▸ **DATA PROVIDED**:
-------

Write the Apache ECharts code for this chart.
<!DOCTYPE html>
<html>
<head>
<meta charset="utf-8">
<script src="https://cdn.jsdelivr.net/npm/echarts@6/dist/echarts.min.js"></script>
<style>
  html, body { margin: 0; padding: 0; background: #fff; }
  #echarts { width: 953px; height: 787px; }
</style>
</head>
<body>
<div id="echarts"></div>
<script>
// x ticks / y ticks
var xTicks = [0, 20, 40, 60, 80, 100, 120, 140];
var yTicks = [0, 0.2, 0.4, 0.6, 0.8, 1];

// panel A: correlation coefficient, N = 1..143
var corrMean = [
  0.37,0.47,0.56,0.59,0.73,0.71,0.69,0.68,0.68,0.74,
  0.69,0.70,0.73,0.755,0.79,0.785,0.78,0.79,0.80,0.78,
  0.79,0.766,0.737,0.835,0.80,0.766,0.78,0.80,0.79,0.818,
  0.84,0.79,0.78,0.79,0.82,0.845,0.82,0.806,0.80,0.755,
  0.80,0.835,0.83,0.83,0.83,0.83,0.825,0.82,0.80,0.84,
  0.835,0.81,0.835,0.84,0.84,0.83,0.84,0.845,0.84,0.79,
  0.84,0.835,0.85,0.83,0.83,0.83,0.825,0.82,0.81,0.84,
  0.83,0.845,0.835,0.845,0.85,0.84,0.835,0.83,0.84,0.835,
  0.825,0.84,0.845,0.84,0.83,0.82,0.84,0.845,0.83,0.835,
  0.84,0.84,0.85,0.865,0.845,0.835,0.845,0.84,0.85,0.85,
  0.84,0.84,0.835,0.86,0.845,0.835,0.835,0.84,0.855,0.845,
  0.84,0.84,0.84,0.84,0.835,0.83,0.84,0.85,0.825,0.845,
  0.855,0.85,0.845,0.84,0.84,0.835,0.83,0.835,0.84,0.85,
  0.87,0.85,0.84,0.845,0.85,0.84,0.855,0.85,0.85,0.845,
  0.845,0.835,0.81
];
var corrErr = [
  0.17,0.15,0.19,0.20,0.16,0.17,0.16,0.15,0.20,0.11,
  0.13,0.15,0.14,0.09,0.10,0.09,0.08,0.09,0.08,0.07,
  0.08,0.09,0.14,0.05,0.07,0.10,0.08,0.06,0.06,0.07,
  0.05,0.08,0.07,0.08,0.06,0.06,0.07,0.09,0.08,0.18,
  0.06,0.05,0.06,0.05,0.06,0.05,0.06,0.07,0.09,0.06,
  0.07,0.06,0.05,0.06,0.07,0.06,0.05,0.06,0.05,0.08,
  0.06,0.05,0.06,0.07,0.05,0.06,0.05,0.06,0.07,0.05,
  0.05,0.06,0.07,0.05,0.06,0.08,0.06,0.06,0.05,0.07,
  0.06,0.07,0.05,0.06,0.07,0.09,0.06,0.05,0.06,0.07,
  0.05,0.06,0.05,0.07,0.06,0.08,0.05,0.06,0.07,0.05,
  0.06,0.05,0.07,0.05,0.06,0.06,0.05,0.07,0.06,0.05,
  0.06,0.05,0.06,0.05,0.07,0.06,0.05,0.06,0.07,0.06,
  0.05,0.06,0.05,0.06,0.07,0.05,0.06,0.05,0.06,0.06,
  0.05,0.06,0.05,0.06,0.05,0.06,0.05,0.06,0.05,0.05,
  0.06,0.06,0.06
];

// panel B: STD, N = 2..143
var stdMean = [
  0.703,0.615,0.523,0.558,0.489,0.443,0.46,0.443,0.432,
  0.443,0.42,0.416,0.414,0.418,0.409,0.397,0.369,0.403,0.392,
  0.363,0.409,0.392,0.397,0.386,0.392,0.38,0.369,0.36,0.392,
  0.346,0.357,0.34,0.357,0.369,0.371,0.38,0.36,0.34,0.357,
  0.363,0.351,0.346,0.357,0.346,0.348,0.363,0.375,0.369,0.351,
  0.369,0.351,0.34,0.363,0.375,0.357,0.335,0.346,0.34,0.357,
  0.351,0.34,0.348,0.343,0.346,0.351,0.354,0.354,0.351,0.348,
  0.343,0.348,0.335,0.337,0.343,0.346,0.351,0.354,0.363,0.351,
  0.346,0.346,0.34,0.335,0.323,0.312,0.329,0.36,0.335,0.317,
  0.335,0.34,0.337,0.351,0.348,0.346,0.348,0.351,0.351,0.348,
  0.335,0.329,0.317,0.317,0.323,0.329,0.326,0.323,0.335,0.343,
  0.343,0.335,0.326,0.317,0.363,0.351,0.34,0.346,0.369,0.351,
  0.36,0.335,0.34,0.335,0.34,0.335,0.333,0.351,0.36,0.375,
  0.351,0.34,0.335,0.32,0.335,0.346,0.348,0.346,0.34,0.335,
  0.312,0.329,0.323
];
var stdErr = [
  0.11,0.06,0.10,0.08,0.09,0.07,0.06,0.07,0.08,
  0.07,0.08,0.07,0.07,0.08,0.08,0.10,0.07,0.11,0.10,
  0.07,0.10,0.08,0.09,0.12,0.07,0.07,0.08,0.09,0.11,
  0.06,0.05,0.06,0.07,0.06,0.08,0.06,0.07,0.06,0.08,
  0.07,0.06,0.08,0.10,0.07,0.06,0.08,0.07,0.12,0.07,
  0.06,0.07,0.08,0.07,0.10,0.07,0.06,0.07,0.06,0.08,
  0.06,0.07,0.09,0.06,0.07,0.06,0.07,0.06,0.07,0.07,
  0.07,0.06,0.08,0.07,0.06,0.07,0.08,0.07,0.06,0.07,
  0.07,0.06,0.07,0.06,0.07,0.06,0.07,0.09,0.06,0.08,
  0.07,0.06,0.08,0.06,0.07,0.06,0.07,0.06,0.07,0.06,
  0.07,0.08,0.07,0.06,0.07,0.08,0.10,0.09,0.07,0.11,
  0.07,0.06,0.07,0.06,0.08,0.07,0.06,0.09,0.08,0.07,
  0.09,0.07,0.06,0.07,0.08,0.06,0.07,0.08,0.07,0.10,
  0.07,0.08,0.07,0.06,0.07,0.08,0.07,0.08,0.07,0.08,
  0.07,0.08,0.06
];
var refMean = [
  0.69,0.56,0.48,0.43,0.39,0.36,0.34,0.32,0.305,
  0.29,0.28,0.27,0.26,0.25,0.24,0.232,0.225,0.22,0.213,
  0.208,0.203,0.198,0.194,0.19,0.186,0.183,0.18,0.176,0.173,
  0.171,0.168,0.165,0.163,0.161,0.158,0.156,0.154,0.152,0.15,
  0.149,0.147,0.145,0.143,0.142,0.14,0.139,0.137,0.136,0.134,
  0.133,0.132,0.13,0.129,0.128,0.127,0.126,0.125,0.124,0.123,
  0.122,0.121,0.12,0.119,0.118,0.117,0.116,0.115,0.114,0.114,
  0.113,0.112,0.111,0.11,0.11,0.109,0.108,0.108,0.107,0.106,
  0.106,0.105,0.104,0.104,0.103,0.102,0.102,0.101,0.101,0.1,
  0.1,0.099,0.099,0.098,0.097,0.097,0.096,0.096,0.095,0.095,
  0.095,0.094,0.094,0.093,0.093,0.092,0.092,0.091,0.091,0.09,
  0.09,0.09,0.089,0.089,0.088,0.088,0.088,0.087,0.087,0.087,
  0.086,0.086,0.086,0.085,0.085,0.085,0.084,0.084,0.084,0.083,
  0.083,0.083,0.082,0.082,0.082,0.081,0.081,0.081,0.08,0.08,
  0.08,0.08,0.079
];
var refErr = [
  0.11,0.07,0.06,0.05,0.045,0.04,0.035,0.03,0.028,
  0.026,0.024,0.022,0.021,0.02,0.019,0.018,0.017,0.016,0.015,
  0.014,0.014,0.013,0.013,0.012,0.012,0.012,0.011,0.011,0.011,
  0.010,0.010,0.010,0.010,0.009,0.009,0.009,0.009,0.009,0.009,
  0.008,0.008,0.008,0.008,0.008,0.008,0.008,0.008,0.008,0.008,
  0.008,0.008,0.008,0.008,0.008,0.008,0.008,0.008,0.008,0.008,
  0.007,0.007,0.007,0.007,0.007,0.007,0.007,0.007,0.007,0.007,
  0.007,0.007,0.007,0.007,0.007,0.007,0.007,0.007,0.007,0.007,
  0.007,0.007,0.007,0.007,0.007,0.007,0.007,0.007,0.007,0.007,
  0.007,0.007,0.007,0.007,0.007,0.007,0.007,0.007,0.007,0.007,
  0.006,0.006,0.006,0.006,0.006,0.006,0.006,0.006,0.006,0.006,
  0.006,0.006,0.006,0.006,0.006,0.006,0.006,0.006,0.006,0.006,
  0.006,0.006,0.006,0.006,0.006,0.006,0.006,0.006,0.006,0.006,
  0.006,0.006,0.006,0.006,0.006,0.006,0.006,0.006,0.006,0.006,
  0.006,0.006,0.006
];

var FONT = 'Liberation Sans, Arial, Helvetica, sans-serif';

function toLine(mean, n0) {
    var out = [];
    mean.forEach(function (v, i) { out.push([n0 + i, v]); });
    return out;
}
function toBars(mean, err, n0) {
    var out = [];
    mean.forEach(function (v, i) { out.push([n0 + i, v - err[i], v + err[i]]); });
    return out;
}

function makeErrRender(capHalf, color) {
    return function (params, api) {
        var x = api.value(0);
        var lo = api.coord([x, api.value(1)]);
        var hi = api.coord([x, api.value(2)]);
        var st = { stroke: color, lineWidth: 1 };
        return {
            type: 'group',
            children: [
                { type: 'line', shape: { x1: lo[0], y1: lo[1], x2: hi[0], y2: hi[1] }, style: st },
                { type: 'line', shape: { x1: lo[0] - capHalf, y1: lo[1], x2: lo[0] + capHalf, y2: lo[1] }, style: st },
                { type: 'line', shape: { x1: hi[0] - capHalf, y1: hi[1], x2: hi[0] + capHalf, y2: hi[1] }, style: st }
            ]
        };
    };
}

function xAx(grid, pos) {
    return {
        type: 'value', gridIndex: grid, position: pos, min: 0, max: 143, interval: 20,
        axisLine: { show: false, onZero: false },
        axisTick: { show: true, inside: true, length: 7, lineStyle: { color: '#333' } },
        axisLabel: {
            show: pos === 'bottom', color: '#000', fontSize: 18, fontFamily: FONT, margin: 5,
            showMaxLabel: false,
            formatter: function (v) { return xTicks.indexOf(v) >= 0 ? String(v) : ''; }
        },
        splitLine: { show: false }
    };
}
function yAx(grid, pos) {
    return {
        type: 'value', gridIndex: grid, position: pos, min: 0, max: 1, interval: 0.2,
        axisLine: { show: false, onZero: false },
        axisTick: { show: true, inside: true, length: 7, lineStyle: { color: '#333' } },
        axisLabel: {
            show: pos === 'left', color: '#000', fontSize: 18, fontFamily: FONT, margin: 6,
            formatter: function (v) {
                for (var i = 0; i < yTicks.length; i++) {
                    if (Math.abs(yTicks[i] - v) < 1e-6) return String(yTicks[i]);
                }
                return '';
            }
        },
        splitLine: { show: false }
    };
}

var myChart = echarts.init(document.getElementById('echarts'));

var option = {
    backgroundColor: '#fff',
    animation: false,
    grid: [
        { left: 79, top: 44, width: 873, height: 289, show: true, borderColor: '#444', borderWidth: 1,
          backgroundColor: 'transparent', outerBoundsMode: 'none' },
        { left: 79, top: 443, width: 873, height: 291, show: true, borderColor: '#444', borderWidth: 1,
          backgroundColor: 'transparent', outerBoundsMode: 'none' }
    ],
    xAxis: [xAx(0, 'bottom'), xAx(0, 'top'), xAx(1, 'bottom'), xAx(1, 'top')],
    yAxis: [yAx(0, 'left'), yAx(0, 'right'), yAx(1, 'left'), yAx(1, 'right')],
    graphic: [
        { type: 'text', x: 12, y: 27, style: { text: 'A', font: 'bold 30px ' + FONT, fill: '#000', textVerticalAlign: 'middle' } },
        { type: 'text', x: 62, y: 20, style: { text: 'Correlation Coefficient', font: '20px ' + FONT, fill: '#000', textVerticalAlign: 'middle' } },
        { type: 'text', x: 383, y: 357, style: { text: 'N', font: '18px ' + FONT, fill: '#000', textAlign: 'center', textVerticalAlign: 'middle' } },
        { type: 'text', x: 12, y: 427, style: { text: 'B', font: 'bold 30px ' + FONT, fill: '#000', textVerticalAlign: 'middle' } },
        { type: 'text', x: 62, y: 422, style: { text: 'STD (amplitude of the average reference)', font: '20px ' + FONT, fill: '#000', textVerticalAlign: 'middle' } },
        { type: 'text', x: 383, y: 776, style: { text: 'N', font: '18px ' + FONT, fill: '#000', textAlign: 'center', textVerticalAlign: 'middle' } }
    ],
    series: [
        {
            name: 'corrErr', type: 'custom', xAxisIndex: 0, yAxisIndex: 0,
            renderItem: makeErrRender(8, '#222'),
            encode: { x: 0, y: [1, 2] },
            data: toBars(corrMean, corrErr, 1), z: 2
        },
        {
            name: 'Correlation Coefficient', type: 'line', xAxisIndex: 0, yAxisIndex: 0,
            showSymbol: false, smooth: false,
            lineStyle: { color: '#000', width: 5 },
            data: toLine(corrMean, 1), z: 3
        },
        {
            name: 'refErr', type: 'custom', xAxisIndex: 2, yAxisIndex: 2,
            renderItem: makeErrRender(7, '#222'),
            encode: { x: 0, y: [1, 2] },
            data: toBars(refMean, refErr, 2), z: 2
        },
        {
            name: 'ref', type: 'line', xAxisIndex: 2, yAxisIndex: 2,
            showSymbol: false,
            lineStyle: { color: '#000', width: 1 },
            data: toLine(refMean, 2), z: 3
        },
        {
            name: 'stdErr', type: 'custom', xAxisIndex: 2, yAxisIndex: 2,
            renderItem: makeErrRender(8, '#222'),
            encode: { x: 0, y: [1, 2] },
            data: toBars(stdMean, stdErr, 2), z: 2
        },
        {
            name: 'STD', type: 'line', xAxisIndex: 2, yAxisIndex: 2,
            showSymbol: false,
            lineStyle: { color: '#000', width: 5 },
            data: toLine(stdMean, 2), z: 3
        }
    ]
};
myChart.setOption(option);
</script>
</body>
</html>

-------

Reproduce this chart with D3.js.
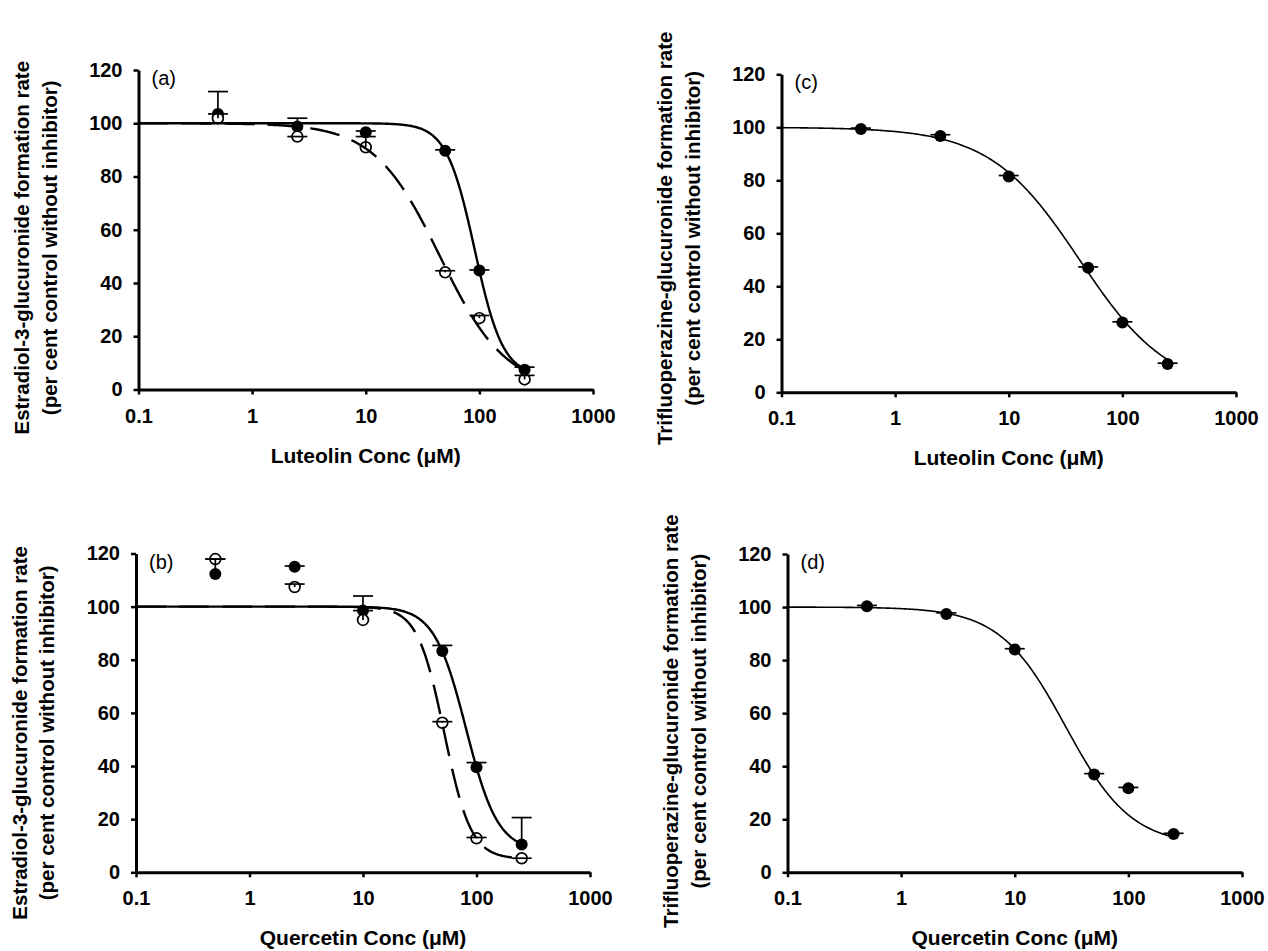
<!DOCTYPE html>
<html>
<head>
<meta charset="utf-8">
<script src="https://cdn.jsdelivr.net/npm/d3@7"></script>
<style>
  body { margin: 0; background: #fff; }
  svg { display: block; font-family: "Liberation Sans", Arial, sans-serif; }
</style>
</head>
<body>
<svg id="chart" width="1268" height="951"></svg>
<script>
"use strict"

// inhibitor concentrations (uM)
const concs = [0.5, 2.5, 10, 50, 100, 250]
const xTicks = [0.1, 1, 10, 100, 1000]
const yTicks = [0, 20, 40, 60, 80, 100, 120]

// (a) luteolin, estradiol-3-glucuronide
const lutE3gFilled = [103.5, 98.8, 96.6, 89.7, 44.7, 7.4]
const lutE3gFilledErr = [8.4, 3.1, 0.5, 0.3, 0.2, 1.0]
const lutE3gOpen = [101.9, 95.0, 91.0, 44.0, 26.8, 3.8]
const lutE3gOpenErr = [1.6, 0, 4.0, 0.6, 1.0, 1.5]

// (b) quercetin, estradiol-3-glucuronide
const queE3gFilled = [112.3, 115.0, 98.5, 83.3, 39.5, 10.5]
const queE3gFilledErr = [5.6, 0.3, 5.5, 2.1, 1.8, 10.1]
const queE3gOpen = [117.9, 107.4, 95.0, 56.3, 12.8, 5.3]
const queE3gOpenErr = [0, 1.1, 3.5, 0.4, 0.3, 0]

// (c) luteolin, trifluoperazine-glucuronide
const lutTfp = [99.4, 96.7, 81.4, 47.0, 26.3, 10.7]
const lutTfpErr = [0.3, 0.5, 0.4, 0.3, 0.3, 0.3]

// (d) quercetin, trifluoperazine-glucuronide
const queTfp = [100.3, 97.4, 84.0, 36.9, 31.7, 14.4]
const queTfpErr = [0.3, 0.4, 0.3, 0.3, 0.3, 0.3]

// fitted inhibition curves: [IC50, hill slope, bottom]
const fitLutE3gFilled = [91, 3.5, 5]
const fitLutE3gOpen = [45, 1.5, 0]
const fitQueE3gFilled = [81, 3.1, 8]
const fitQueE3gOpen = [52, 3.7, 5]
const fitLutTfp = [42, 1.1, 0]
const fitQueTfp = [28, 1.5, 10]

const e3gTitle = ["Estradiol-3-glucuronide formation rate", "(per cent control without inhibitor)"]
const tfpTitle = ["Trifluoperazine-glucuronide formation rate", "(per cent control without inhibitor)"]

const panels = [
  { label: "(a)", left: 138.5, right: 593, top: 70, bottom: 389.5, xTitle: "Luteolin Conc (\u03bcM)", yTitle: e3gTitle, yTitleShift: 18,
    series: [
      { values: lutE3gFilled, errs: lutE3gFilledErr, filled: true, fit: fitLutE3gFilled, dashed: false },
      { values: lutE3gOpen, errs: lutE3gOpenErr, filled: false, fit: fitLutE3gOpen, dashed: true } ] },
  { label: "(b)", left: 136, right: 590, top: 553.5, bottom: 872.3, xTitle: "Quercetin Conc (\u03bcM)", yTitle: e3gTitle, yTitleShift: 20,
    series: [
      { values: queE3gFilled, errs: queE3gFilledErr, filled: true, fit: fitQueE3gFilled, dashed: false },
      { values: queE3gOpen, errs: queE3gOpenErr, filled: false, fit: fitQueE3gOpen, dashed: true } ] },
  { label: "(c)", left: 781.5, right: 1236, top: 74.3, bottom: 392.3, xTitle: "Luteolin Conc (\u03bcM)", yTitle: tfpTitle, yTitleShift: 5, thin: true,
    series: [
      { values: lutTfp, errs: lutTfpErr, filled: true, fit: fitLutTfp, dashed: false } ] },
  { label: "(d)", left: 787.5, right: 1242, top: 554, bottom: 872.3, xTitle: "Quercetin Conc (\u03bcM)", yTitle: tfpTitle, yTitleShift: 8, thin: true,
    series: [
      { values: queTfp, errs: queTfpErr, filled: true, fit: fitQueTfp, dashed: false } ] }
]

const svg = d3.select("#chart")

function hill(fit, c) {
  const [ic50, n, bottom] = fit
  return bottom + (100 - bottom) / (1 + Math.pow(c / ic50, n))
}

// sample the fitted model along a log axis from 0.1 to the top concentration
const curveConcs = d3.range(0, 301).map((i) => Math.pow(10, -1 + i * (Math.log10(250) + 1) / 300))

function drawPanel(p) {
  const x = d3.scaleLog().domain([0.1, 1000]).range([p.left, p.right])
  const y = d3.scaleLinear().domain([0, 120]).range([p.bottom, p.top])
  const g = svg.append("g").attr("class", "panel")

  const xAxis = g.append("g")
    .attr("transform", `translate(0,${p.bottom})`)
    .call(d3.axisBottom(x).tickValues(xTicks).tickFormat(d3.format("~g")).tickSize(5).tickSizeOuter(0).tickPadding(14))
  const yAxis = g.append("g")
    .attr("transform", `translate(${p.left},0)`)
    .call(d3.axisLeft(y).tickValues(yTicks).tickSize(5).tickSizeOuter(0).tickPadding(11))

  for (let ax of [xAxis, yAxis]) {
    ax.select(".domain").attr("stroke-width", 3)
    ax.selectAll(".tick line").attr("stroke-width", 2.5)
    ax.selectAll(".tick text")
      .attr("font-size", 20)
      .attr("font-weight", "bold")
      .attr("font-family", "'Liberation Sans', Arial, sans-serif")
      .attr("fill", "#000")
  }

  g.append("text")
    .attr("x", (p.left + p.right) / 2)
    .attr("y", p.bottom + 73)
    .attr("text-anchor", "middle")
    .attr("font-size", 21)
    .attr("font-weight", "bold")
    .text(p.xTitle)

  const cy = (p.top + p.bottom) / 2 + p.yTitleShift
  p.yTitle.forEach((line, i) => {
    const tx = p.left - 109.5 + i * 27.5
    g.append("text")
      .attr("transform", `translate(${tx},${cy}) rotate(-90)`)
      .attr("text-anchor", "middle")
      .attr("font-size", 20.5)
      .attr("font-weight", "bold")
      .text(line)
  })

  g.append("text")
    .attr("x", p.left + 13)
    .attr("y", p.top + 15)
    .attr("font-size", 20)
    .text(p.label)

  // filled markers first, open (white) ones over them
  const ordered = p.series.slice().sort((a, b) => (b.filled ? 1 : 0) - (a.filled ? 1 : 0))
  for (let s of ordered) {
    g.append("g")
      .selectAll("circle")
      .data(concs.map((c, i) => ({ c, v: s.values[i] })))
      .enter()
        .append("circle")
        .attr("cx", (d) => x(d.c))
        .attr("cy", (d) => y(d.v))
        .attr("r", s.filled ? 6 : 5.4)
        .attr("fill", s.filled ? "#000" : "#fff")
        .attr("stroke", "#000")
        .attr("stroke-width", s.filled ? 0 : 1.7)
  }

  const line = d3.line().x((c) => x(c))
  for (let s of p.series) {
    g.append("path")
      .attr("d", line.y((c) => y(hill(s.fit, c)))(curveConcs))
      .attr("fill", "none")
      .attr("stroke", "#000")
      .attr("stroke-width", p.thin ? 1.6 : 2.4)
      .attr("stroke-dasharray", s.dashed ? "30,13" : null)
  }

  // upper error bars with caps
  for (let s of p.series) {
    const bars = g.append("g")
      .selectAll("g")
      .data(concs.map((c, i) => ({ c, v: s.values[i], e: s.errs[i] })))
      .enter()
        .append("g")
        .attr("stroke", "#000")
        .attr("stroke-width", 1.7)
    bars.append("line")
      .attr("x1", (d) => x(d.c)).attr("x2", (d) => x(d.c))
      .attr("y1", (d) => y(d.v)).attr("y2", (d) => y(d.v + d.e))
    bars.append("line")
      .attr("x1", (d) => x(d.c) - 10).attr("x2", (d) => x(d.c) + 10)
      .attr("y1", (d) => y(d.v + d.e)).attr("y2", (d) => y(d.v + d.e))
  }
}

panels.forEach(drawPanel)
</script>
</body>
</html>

-------

▸ **WORK TO BE COMPLETED**: Pull every line containing "this" out of the data above.

▸ **RESULT**:
Write the Apache ECharts code for this chart.
Reproduce this chart with D3.js.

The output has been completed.